Mason pulled the hood of his sweatshirt over his head and jogged to his truck, being careful not to land in any deep puddles. Cooper beeped as he drove away, and Mason offered a nod, though he doubted his brother could see him through the sheet of rain.

Mason turned his Bronco onto the main road, his windshield wipers working overtime to try and clear the rain. It was one hell of a storm blowing through, and he worried his parking lot would turn into a mud pit. He opted against putting down blacktop because he wanted to keep the rustic feel—plus, he didn’t want to add to his overhead costs.

Now he was questioning that decision. He’d been doing that a lot lately—double guessing every decision he had made, wondering if what he decided now would bite him in the ass down the line. He wanted to be a success, but more than anything he wanted to prove to himself that he could do this, that he could take the intelligence he was known for and create it into something he was passionate about.

He leaned forward to get a better view of the road, and tried to ignore that annoying voice in the back of his mind when he spotted a figure walking down the side of the street. He didn’t recognize the person from behind, but that didn’t stop him from slowing down.

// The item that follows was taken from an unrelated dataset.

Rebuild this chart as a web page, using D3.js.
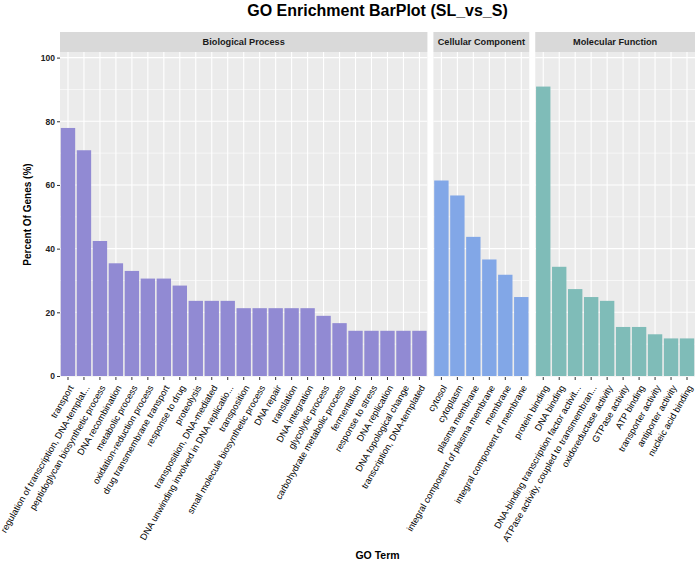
<!DOCTYPE html>
<html>
<head>
<meta charset="utf-8">
<script src="https://cdn.jsdelivr.net/npm/d3@7"></script>
<style>
  body { margin: 0; background: #fff; }
  svg { display: block; font-family: "Liberation Sans", Arial, Helvetica, sans-serif; }
</style>
</head>
<body>
<svg id="chart" width="696" height="562"></svg>
<script>
// ---- data ----
const bpTerms = ["transport", "regulation of transcription, DNA-templat...", "peptidoglycan biosynthetic process",
  "DNA recombination", "metabolic process", "oxidation-reduction process", "drug transmembrane transport",
  "response to drug", "proteolysis", "transposition, DNA-mediated", "DNA unwinding involved in DNA replicatio...",
  "transposition", "small molecule biosynthetic process", "DNA repair", "translation", "DNA integration",
  "glycolytic process", "carbohydrate metabolic process", "fermentation", "response to stress",
  "DNA replication", "DNA topological change", "transcription, DNA-templated"];
const bpValues = [77.9, 70.9, 42.4, 35.4, 33.0, 30.6, 30.6, 28.4, 23.6, 23.6, 23.6,
  21.3, 21.3, 21.3, 21.3, 21.3, 18.9, 16.6, 14.2, 14.2, 14.2, 14.2, 14.2];
const ccTerms = ["cytosol", "cytoplasm", "plasma membrane", "integral component of plasma membrane",
  "membrane", "integral component of membrane"];
const ccValues = [61.4, 56.7, 43.7, 36.6, 31.8, 24.8];
const mfTerms = ["protein binding", "DNA binding", "DNA-binding transcription factor activit...",
  "ATPase activity, coupled to transmembran...", "oxidoreductase activity", "GTPase activity",
  "ATP binding", "transporter activity", "antiporter activity", "nucleic acid binding"];
const mfValues = [90.9, 34.3, 27.3, 24.8, 23.6, 15.4, 15.4, 13.1, 11.8, 11.8];
const panelNames = ["Biological Process", "Cellular Component", "Molecular Function"];
const panelColors = ["#918AD3", "#82A7E7", "#7FBCB8"];
const yTicks = [0, 20, 40, 60, 80, 100];
const yMinor = [10, 30, 50, 70, 90];
const titleText = "GO Enrichment BarPlot (SL_vs_S)";
const yTitle = "Percent Of Genes (%)";
const xTitle = "GO Term";

// ---- layout ----
const svg = d3.select("#chart");
const left = 60, right = 695, gap = 6;
const stripTop = 32, stripBottom = 52, panelBottom = 377;
const panels = [
  {name: panelNames[0], terms: bpTerms, values: bpValues, color: panelColors[0]},
  {name: panelNames[1], terms: ccTerms, values: ccValues, color: panelColors[1]},
  {name: panelNames[2], terms: mfTerms, values: mfValues, color: panelColors[2]}
];
const nTotal = panels.reduce((s, p) => s + p.terms.length, 0);
const step = (right - left - gap * (panels.length - 1)) / nTotal;

const y = d3.scaleLinear().domain([0, 100]).range([376, 57.6]);

let x0 = left;
panels.forEach(p => {
  p.x0 = x0;
  p.x1 = x0 + step * p.terms.length;
  x0 = p.x1 + gap;
  p.x = d3.scaleBand().domain(p.terms).range([p.x0, p.x1]).paddingInner(0.1).paddingOuter(0.05);
});

// title
svg.append("text")
  .attr("x", (left + right) / 2).attr("y", 16)
  .attr("text-anchor", "middle")
  .attr("font-size", 16).attr("font-weight", "bold").attr("fill", "#000")
  .text(titleText);

panels.forEach(p => {
  const g = svg.append("g");
  // strip
  g.append("rect").attr("x", p.x0).attr("y", stripTop).attr("width", p.x1 - p.x0)
    .attr("height", stripBottom - stripTop).attr("fill", "#D9D9D9");
  g.append("text").attr("x", (p.x0 + p.x1) / 2).attr("y", (stripTop + stripBottom) / 2)
    .attr("dy", "0.35em").attr("text-anchor", "middle")
    .attr("font-size", 9.2).attr("font-weight", "bold").attr("fill", "#1A1A1A")
    .text(p.name);
  // panel background
  g.append("rect").attr("x", p.x0).attr("y", stripBottom).attr("width", p.x1 - p.x0)
    .attr("height", panelBottom - stripBottom).attr("fill", "#EBEBEB");
  // minor grid
  g.selectAll(".minor").data(yMinor).enter().append("line")
    .attr("x1", p.x0).attr("x2", p.x1)
    .attr("y1", d => y(d)).attr("y2", d => y(d))
    .attr("stroke", "#fff").attr("stroke-width", 0.6);
  // major grid
  g.selectAll(".majorY").data(yTicks).enter().append("line")
    .attr("x1", p.x0).attr("x2", p.x1)
    .attr("y1", d => y(d)).attr("y2", d => y(d))
    .attr("stroke", "#fff").attr("stroke-width", 1.1);
  g.selectAll(".majorX").data(p.terms).enter().append("line")
    .attr("x1", d => p.x(d) + p.x.bandwidth() / 2).attr("x2", d => p.x(d) + p.x.bandwidth() / 2)
    .attr("y1", stripBottom).attr("y2", panelBottom)
    .attr("stroke", "#fff").attr("stroke-width", 1.1);
  // bars
  g.selectAll(".bar").data(p.terms.map((t, i) => ({t, v: p.values[i]}))).enter().append("rect")
    .attr("x", d => p.x(d.t)).attr("width", p.x.bandwidth())
    .attr("y", d => y(d.v)).attr("height", d => y(0) - y(d.v))
    .attr("fill", p.color);
  // x axis
  const ax = g.append("g").attr("transform", `translate(0,${panelBottom})`)
    .call(d3.axisBottom(p.x).tickSize(3).tickPadding(2));
  ax.select(".domain").remove();
  ax.selectAll(".tick line").attr("stroke", "#333").attr("stroke-width", 1);
  ax.selectAll(".tick text")
    .attr("font-size", 9.2).attr("fill", "#000").attr("font-family", null)
    .attr("text-anchor", "end")
    .attr("transform", "translate(0,7) rotate(-60)")
    .attr("x", 0).attr("y", 0).attr("dy", "0.75em");
});

// y axis
const ay = svg.append("g").attr("transform", `translate(${left},0)`)
  .call(d3.axisLeft(y).tickValues(yTicks).tickSize(3).tickPadding(2));
ay.select(".domain").remove();
ay.selectAll(".tick line").attr("stroke", "#333");
ay.selectAll(".tick text").attr("font-size", 8.5).attr("font-weight", "bold")
  .attr("fill", "#222").attr("font-family", null);

// axis titles
svg.append("text")
  .attr("transform", `translate(27,${(stripBottom + panelBottom) / 2}) rotate(-90)`)
  .attr("text-anchor", "middle").attr("dy", "0.35em")
  .attr("font-size", 10).attr("font-weight", "bold").attr("fill", "#000")
  .text(yTitle);
svg.append("text")
  .attr("x", (left + right) / 2).attr("y", 559)
  .attr("text-anchor", "middle")
  .attr("font-size", 10.5).attr("font-weight", "bold").attr("fill", "#000")
  .text(xTitle);
</script>
</body>
</html>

Born and raised in Red Maple Falls, Mason knew everyone, and would never let a neighbor fend for themselves in this type of weather. He pulled his truck to the side of the road and rolled down his window.

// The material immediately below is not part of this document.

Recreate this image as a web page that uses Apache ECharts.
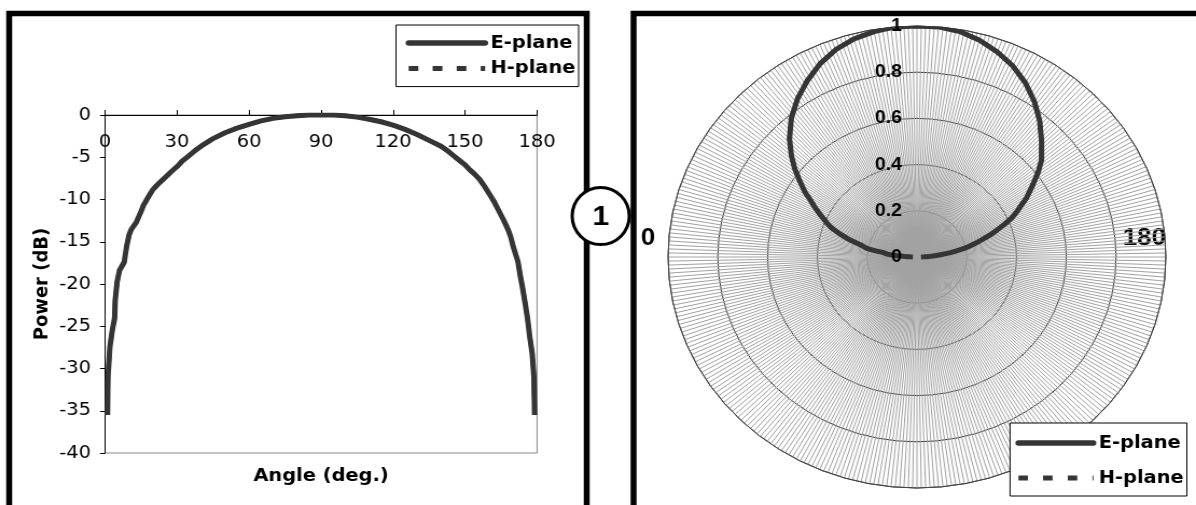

On closer inspection, he could see the petite, soft curves of a female. She kept her head down, hiding her face behind a curtain of long, wavy, reddish-brown hair that was sopping wet as she continued to walk on by without offering as much as a glance in his direction. Concerned for her well-being, Mason put the truck back in drive and rolled alongside of her.

“Can I give you a ride?” he called out, trying to make his voice heard over the relentless wind and loud smacking rain drops.

“I’m good,” she said, but he detected a hint of sadness in her voice. Her shoulders were raised, body hunched, probably trying to keep water from running down her neck. She wouldn’t look at him, so he had no idea if he knew who she was. Regardless if he knew her or not, he couldn’t just leave her out in this monsoon.

He put his truck in park and jumped out. He came to a stop in front of the girl, who paused, her eyes wide and startled before she tried to step around him.

“Hey,” he said, reaching his hand out to her shoulder, but she flinched at his gesture, causing him to retract his hand. “I’m sorry. I didn’t mean to scare you. I just want to give you a ride.” He removed his hood, so she could see his face, hoping that would give her a little peace of mind.

She finally looked up; her golden-brown eyes reminded him of a fresh poured amber ale, making him momentarily forget how to speak. He definitely didn’t know her; he would have recognized those eyes anywhere.

Big rain drops ran down Mason’s face and neck, pooling where his hoodie met his skin. “Please,” he said. “You’re soaked through, and you’re shivering. Let me give you a ride.”

“I’m sorry, but I don’t trust strangers.”

“Then allow me to introduce myself. I’m Mason Hayes.” He held out his hand, but she only looked at it, so he let it fall back to his side. She was hesitant and she was scared, and that was the last thing he wanted, so he broke out the signature Hayes smile known to charm anyone it came in contact with. “If that doesn’t mean anything to you then that tells me you’re not from around here.”

“Are you famous or something?”

“In our own right,” he said with a laugh. “I was born and raised in this town. My parents own Basil Hill Farms that’s currently running the state’s famous Fall Festival, my sister owns Serenity Glass Blowing Studios, my sister-in-law owns Sweet Dream Bakery, my soon to be brother-in-law owns the Chain and Spoke. Oh, and my oldest brother is the Sheriff, so I really can’t be a serial killer, because that would be bad for business. So please, let me give you a ride.”

She stood there, rain sluicing down her black leather coat as she fidgeted with her hands. Finally, with a deep breath she nodded. “All right.”